Hoseah Tjale

Personal information
- Nationality: South African
- Born: Hoseah Tjale 6 June 1954
- Occupation: Delivery Truck Driver

Sport
- Sport: Ultra-Marathon Running
- Club: Johannesburg Harriers

Achievements and titles
- Personal bests: Marathon:1982 2H18M Port Elizabeth; Two Oceans Ultra Marathon: 1980 3H14M; Comrades Ultra Marathon: Down run 1986 5H29M; Comrades Ultra Marathon: Up run 1985 5H42M; London To Brighton 5H29M;

= Hoseah Tjale =

South African ultra-marathon runner (born 1954)
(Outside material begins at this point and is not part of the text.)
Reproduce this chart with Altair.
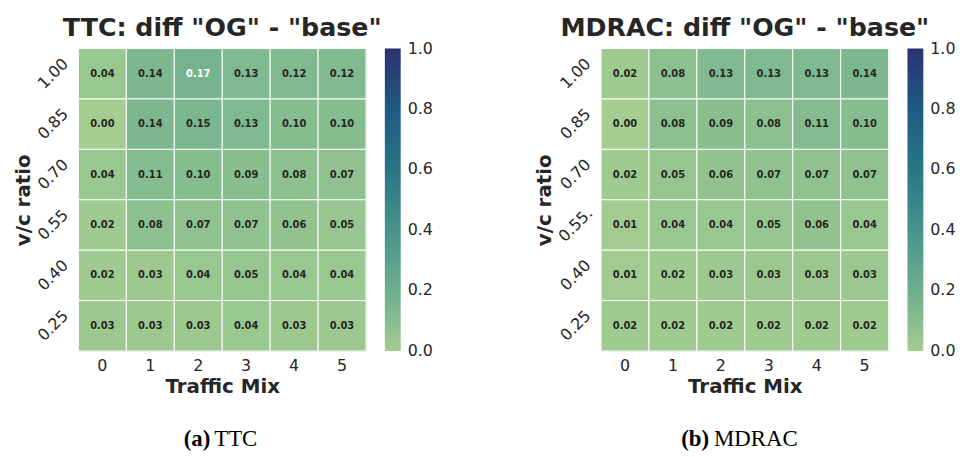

Hoseah (Hoss) Tsjale (born 6 June 1954) is a South African ultra-marathon runner.

==Early life==

He was brought up in Johannesburg, South Africa. As a black South African he was only allowed to participate in road running in 1975 when races were open for all races.

==Running career==
He won the Two Oceans Marathon, an ultra-Marathon (56 km), in 1980. He came second in the Comrades Marathon, an ultra-Marathon (90 km), in 1985 and 1990 and came 3rd in 1986 and 1987. He participated in the London to Brighton ultra-marathon (56 Miles), which he won in 1985.

==Amateur==

As an amateur he never received any money for his winnings.

==Recognition==

Sello Mokoena and Bruce Fordyce describe him as a best competitor to participate in the Comrades Marathon.